» WHAT NEEDS TO BE DONE
For the data below, transcribe the part that opens with the line containing "Generate a web" and closes with the line containing "const y = d3.scaleLinear().domain([0,40]).range([343,32]);", exactly and with no pictures.

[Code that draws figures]
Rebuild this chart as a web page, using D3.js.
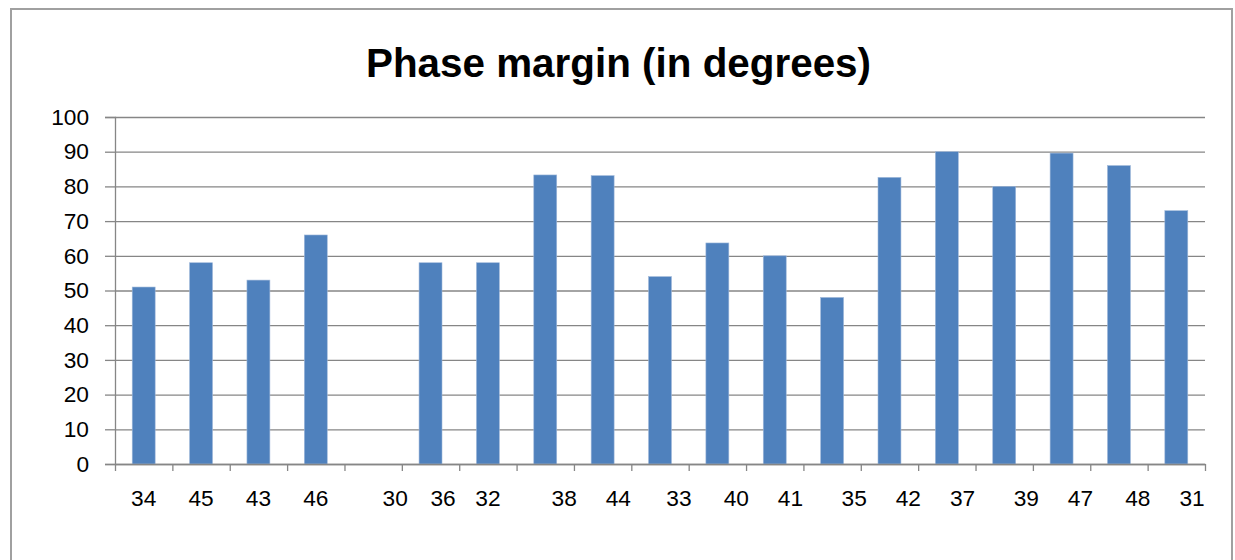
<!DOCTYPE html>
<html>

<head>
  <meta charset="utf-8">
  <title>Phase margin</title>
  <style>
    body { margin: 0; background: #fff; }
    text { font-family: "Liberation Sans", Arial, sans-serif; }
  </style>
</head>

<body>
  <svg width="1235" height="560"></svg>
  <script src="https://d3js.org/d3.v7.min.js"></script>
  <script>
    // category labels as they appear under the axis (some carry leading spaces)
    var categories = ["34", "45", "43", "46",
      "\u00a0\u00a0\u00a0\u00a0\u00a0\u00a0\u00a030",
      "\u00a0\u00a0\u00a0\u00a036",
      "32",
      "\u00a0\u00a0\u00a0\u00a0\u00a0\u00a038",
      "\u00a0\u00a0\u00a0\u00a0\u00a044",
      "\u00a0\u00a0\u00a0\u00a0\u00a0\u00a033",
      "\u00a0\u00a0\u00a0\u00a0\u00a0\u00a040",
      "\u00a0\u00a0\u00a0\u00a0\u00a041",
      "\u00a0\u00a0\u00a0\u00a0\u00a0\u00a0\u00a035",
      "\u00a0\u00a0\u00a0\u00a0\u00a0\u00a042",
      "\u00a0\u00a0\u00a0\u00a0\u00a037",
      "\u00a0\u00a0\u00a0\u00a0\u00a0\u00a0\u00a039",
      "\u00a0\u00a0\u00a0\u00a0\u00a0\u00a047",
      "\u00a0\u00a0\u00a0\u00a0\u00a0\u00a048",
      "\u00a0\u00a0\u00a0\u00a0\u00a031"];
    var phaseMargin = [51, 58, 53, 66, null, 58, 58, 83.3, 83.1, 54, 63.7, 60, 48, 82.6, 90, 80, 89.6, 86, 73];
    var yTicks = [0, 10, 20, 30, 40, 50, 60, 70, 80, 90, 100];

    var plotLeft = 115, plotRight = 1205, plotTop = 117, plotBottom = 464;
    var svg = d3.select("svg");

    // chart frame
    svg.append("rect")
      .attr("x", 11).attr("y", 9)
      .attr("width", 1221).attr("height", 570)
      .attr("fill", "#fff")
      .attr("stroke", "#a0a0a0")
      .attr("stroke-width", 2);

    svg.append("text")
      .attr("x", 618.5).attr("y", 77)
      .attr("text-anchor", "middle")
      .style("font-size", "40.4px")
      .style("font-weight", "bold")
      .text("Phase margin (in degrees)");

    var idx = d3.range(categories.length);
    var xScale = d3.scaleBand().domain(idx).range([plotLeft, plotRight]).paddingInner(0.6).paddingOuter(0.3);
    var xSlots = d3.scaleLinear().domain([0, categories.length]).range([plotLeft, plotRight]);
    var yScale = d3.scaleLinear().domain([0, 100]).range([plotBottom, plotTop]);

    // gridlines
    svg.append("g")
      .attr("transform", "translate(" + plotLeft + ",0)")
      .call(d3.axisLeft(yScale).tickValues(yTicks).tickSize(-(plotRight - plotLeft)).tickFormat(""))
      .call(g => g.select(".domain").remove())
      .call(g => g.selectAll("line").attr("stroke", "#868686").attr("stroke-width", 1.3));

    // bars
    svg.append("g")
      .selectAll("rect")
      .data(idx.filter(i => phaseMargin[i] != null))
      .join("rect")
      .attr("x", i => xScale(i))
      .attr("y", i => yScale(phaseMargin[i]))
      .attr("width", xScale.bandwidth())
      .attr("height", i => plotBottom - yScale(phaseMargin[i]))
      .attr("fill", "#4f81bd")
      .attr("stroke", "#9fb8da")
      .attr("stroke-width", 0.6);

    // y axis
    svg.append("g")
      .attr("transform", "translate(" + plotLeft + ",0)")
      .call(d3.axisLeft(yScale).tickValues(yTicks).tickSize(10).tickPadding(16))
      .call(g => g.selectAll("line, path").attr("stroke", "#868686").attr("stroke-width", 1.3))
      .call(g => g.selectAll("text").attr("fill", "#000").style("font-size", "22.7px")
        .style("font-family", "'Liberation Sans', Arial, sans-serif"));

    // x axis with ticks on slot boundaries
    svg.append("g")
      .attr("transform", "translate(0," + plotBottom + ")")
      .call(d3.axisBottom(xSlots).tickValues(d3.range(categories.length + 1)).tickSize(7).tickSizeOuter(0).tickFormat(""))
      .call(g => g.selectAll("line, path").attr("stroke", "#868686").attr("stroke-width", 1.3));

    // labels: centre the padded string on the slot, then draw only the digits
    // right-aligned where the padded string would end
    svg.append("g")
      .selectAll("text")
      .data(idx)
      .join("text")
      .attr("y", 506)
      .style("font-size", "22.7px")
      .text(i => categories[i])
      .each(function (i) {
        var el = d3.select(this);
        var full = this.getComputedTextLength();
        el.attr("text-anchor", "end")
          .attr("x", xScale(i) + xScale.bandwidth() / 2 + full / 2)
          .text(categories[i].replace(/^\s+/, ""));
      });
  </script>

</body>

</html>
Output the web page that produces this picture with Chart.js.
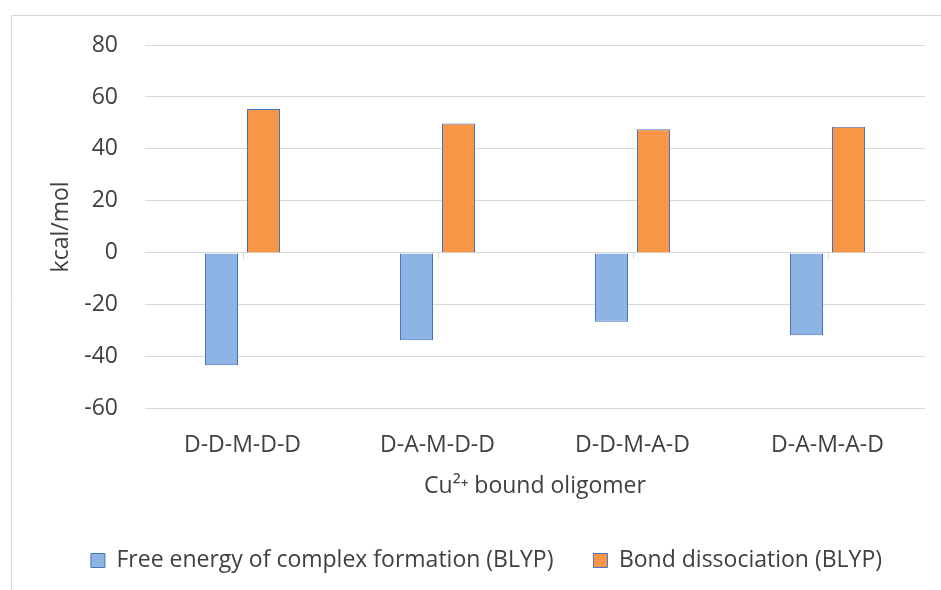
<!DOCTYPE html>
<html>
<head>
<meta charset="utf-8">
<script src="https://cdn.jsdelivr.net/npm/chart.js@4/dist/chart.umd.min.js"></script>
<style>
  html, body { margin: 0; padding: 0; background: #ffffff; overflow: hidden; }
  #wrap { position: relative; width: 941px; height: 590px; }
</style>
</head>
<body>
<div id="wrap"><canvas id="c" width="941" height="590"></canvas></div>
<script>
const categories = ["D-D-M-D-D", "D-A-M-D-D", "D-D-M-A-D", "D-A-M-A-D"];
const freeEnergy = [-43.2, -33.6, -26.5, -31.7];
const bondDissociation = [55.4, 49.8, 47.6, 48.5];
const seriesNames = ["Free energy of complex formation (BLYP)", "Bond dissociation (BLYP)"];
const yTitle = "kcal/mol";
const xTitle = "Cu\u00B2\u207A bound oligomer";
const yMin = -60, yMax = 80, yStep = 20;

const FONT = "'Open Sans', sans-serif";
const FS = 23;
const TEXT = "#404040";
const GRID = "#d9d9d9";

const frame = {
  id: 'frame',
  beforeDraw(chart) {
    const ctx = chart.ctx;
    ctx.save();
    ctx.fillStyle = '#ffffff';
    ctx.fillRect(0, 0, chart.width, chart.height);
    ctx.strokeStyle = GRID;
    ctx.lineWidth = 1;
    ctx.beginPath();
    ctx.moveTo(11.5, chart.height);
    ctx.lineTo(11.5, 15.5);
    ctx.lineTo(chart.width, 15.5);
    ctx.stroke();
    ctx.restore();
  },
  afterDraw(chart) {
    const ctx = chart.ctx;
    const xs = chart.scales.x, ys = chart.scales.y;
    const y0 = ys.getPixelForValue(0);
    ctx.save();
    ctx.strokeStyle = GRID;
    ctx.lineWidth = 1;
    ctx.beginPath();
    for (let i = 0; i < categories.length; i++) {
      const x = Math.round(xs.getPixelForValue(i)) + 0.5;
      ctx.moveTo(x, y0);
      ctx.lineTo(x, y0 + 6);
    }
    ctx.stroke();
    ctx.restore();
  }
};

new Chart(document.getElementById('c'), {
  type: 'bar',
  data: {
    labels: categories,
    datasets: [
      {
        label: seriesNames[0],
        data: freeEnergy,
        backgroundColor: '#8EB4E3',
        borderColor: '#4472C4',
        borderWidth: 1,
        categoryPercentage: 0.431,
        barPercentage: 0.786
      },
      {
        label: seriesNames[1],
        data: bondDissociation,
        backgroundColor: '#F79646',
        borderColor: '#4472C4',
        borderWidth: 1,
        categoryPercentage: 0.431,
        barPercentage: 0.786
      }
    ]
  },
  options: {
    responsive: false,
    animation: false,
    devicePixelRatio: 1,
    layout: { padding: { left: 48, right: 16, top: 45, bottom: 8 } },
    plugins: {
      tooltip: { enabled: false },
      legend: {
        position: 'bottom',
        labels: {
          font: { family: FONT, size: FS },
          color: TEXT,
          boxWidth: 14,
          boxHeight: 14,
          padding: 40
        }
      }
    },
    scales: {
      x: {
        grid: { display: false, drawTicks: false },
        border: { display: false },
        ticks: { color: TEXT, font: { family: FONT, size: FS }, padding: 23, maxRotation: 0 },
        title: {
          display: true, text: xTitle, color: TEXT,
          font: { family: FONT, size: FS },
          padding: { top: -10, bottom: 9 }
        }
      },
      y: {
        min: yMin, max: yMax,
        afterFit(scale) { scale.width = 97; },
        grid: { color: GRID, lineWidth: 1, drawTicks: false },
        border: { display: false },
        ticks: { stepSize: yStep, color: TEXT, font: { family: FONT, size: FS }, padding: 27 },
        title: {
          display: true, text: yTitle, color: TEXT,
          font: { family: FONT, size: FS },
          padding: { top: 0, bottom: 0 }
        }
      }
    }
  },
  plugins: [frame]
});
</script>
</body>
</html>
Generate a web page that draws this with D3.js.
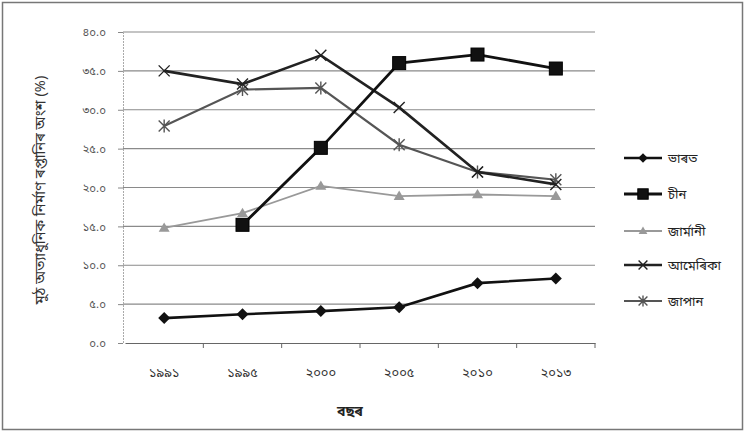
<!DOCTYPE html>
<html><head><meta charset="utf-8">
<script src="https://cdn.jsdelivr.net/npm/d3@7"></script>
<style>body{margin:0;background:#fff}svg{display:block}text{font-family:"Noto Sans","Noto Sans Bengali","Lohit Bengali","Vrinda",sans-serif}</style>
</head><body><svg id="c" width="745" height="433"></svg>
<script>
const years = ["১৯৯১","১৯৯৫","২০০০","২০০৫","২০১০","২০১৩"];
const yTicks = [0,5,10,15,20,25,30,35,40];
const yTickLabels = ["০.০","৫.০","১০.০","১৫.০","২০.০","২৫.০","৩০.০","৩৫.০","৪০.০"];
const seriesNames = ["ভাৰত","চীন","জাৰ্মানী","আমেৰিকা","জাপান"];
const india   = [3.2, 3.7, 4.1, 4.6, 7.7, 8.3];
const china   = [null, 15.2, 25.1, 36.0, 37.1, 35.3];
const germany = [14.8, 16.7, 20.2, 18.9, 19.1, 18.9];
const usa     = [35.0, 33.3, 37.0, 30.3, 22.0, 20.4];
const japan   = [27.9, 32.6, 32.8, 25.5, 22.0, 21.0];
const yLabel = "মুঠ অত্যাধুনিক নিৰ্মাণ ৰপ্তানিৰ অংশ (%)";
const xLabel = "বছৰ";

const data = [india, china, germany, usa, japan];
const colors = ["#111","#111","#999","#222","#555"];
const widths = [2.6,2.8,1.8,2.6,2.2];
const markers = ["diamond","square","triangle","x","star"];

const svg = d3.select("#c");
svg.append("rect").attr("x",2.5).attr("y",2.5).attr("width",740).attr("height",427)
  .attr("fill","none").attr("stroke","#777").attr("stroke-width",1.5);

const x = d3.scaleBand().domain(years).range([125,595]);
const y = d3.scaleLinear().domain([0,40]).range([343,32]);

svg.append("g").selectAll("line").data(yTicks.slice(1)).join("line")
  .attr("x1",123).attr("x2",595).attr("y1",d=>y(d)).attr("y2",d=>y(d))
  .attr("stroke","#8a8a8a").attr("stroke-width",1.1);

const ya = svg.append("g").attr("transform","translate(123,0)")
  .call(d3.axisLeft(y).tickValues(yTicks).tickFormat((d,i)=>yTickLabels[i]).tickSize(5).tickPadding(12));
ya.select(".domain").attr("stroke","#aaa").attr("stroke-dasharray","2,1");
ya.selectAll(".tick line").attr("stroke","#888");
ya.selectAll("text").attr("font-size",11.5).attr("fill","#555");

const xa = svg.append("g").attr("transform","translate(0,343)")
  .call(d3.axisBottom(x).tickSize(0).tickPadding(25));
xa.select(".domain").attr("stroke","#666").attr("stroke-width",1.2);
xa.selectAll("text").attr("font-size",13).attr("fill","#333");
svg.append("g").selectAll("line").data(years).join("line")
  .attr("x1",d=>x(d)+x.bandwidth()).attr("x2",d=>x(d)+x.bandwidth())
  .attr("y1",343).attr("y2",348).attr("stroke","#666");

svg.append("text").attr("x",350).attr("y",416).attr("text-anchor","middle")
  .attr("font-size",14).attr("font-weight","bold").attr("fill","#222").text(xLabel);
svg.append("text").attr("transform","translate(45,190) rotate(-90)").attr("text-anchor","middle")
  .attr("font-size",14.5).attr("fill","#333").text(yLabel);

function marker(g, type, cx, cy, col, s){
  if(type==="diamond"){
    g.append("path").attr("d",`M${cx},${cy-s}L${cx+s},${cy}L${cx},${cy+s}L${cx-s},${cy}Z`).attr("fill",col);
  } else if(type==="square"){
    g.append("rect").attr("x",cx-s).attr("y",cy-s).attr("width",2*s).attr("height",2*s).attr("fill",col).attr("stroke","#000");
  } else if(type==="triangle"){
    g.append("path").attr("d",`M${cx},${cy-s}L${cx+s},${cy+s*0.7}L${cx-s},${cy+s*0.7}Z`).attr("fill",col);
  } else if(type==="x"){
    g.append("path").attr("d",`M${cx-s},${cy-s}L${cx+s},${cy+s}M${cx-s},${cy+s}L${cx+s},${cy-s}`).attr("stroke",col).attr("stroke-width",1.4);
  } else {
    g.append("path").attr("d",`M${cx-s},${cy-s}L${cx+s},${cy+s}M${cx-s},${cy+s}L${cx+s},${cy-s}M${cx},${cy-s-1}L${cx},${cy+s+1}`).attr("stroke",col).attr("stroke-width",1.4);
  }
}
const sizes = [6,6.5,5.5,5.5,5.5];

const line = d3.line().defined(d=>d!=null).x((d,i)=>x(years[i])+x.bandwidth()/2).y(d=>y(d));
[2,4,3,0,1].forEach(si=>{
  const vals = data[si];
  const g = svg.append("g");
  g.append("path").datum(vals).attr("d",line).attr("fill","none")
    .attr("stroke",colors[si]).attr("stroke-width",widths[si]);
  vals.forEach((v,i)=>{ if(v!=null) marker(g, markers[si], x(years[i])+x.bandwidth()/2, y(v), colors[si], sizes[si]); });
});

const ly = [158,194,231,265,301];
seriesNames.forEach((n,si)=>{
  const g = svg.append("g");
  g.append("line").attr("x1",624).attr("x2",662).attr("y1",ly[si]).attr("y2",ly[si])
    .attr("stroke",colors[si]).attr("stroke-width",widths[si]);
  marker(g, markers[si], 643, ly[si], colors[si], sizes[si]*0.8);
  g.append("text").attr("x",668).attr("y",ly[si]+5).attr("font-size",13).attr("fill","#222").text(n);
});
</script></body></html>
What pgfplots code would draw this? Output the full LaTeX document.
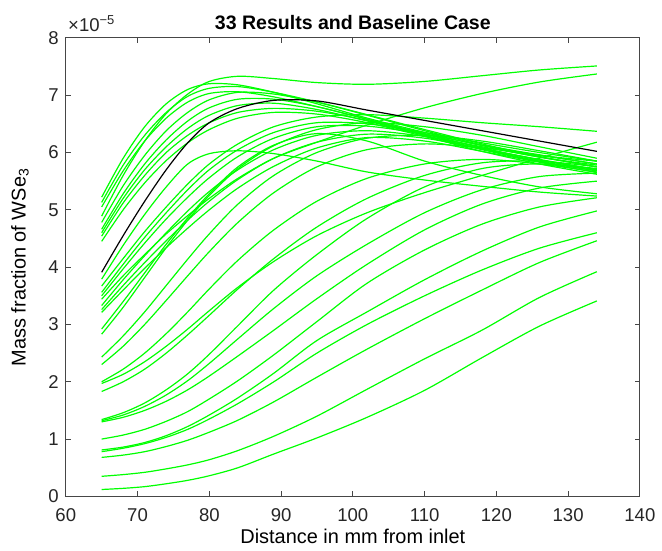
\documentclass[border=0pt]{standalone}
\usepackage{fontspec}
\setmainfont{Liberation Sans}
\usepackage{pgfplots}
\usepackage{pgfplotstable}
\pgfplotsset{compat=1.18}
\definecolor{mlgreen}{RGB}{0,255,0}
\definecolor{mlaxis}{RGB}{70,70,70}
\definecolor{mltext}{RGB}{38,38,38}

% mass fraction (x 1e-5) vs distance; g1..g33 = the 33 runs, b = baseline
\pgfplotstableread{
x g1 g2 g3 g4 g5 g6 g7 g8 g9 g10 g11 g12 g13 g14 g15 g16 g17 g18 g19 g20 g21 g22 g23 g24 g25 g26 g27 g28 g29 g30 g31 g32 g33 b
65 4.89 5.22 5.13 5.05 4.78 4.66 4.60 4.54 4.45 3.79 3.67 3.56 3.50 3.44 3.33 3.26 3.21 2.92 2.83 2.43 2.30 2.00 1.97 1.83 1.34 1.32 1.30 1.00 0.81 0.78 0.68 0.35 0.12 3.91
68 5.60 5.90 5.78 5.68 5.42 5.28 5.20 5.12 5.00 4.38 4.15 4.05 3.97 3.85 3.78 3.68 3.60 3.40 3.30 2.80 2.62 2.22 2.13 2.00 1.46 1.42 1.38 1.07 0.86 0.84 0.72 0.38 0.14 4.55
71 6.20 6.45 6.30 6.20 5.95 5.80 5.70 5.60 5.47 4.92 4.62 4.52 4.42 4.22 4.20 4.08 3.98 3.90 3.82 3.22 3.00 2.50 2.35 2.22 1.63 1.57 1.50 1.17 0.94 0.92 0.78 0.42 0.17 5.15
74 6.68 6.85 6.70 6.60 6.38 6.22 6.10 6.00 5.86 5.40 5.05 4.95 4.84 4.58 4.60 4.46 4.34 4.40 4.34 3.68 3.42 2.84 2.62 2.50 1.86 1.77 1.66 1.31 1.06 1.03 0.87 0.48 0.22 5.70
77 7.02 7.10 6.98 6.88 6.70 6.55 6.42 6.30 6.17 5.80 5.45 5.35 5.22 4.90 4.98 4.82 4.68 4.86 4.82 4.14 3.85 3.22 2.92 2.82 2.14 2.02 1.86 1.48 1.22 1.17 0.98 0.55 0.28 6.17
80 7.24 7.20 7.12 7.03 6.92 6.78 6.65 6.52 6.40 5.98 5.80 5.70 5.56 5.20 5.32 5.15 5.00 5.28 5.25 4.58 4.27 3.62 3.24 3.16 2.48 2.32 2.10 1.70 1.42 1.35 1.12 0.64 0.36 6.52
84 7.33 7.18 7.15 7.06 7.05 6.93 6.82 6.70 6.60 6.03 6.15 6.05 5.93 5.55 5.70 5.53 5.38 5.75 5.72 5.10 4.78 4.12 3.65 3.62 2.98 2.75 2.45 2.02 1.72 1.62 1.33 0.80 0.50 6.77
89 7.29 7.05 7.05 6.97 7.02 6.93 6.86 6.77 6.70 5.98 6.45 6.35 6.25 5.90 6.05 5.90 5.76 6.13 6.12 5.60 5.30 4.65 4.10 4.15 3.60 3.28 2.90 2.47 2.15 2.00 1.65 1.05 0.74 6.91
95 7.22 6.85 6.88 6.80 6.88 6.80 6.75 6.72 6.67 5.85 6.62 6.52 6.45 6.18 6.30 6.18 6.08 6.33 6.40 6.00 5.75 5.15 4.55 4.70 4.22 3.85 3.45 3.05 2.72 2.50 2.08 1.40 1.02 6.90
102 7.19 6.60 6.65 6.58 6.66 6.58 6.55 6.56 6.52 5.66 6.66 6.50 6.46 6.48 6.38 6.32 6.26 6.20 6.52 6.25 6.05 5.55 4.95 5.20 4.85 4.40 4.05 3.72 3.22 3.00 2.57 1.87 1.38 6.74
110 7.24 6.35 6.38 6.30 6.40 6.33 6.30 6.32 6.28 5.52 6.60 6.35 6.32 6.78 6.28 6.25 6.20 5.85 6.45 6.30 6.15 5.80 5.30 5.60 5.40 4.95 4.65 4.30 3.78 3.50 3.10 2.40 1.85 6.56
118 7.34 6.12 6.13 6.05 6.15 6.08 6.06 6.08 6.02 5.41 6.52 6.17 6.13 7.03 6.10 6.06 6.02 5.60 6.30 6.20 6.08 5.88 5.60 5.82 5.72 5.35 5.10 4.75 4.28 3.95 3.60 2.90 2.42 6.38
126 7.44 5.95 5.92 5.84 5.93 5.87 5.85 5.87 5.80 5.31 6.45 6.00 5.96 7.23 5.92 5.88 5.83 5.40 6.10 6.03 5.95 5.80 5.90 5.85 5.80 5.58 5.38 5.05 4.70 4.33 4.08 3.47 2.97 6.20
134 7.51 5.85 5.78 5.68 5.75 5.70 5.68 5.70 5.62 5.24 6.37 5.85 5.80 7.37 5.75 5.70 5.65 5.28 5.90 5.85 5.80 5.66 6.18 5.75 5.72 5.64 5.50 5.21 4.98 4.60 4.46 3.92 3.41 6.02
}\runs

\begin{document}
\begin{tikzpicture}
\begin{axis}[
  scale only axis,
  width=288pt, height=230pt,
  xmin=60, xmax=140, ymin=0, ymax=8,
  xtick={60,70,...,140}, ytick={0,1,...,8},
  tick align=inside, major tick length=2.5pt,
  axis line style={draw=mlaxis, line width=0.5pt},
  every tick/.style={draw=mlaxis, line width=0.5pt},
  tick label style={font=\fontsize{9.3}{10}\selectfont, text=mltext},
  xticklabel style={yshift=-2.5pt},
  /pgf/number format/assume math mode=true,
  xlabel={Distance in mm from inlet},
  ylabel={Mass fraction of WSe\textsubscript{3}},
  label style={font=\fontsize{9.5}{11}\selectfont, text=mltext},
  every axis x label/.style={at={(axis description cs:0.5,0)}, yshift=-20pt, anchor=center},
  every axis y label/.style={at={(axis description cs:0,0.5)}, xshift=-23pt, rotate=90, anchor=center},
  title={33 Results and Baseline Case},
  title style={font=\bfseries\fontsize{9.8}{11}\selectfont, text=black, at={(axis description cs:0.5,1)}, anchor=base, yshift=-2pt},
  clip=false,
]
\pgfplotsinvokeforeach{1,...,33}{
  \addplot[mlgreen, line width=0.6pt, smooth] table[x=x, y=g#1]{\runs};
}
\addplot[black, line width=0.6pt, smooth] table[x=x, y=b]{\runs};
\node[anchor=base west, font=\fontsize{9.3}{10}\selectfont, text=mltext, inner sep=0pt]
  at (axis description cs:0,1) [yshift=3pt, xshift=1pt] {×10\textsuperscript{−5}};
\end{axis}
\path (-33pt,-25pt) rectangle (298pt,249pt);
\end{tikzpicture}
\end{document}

» WORKED ANSWER
Generate a web page that draws this with D3.js.
<!DOCTYPE html>
<html><head><meta charset="utf-8">
<script src="https://cdn.jsdelivr.net/npm/d3@7"></script>
<style>body{margin:0;background:#fff}svg{display:block}text{font-family:"Noto Sans","Noto Sans Bengali","Lohit Bengali","Vrinda",sans-serif}</style>
</head><body><svg id="c" width="745" height="433"></svg>
<script>
const years = ["১৯৯১","১৯৯৫","২০০০","২০০৫","২০১০","২০১৩"];
const yTicks = [0,5,10,15,20,25,30,35,40];
const yTickLabels = ["০.০","৫.০","১০.০","১৫.০","২০.০","২৫.০","৩০.০","৩৫.০","৪০.০"];
const seriesNames = ["ভাৰত","চীন","জাৰ্মানী","আমেৰিকা","জাপান"];
const india   = [3.2, 3.7, 4.1, 4.6, 7.7, 8.3];
const china   = [null, 15.2, 25.1, 36.0, 37.1, 35.3];
const germany = [14.8, 16.7, 20.2, 18.9, 19.1, 18.9];
const usa     = [35.0, 33.3, 37.0, 30.3, 22.0, 20.4];
const japan   = [27.9, 32.6, 32.8, 25.5, 22.0, 21.0];
const yLabel = "মুঠ অত্যাধুনিক নিৰ্মাণ ৰপ্তানিৰ অংশ (%)";
const xLabel = "বছৰ";

const data = [india, china, germany, usa, japan];
const colors = ["#111","#111","#999","#222","#555"];
const widths = [2.6,2.8,1.8,2.6,2.2];
const markers = ["diamond","square","triangle","x","star"];

const svg = d3.select("#c");
svg.append("rect").attr("x",2.5).attr("y",2.5).attr("width",740).attr("height",427)
  .attr("fill","none").attr("stroke","#777").attr("stroke-width",1.5);

const x = d3.scaleBand().domain(years).range([125,595]);
const y = d3.scaleLinear().domain([0,40]).range([343,32]);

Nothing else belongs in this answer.